The greatest service one can do for a “family film” like “Opal Dream” is to not slap that condescending label on it at all. “Family” may be a useful generic stamp, but British director Peter Cattaneo‘s very good, very involving movie doesn’t deserve to be qualified as such, with the accompanying suggestion that it only measures up “for a movie of that sort.” Instead, “Opal Dream” should be considered worthwhile by any standard of dramatic narrative filmmaking–those who can’t see the larger picture will surely be missing out.

One first has to make it past “Opal Dream”‘s unpromising opening, though, where against the overwrought swells of a countrified orchestral arrangement a child’s voice-over blandly intones, “When you dream, you’re usually asleep. But out here people dream while they’re wide awake…” Oh boy, sounds like a platitudinous dozer. But soon after this introductory misstep, Cattaneo (best known for helming “The Full Monty“) focuses on the Williamsons, a unit living in the Australian Outback surviving on the meager earnings of young mother Annie’s (Jacqueline McKenzie) cashier job and father Rex’s (Vince Colosimo) much more unsteady opal mining ventures. Rex’s pipe dreams of striking rich find their echoes in the fanatical make believe of eight-year-old daughter Kellyanne (Sapphire Boyce), who stubbornly clings to imaginary friends Pobby and Dingan.

In an attempt to have Kellyanne find new, real playmates, Rex and Kellyanne’s eleven-year-old brother, Ashmol (Christian Byers—both child leads are terrific), one day “take” Pobby and Dingan out to the mines, but the plan goes awry when Kellyanne becomes convinced they failed to return home. When Rex tries to assuage Kellyanne’s fears by driving back to the mines in the middle of the night to find P & D, harsh reality intrudes: Sid (Robert Morgan), a cantankerous fellow miner, thinks Rex is “ratting” on his more prosperous mining claim and calls the cops. Rex’s reputation is ruined, the family becomes a collective town pariah, and Kellyanne, still without her friends, falls seriously ill.
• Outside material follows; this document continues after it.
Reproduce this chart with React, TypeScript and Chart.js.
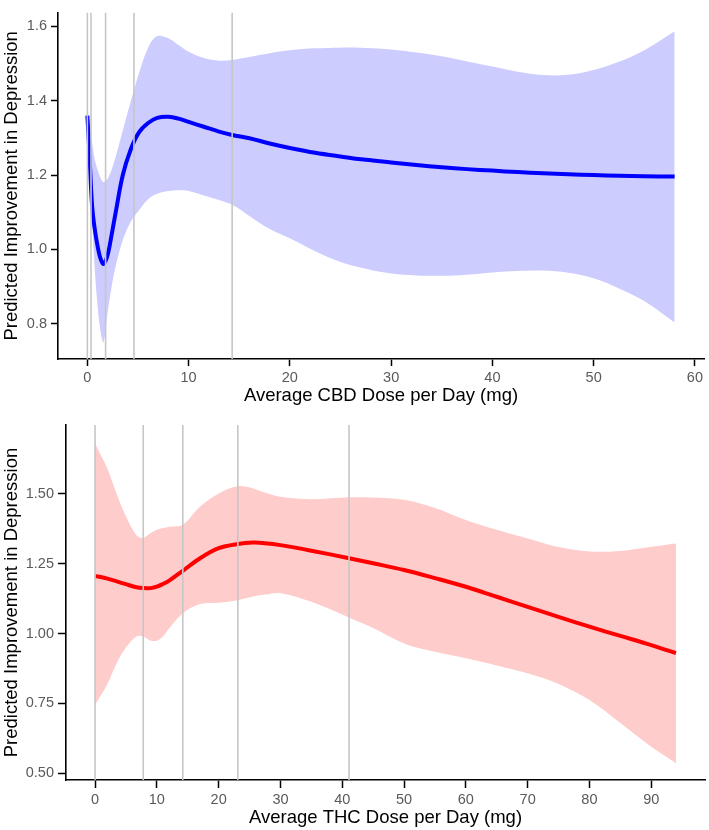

“Opal Dream” has all the signs of becoming pure mush, but Cattaneo sustains interest and emotional involvement by refusing to manipulate the audience, concentrating on the multifaceted relationships between family members and developing its Power of the Imagination theme without the crutch of CGI eye-junk. Even if the end moral is a little confused (is it really a healthy thing that Kellyanne gets aided in her refusal to acknowledge the illusionary status of Pobby and Dingan?), “Opal Dream” never wavers in getting there: its unique realism contains only the sincerest hint (and not hammer) of magic.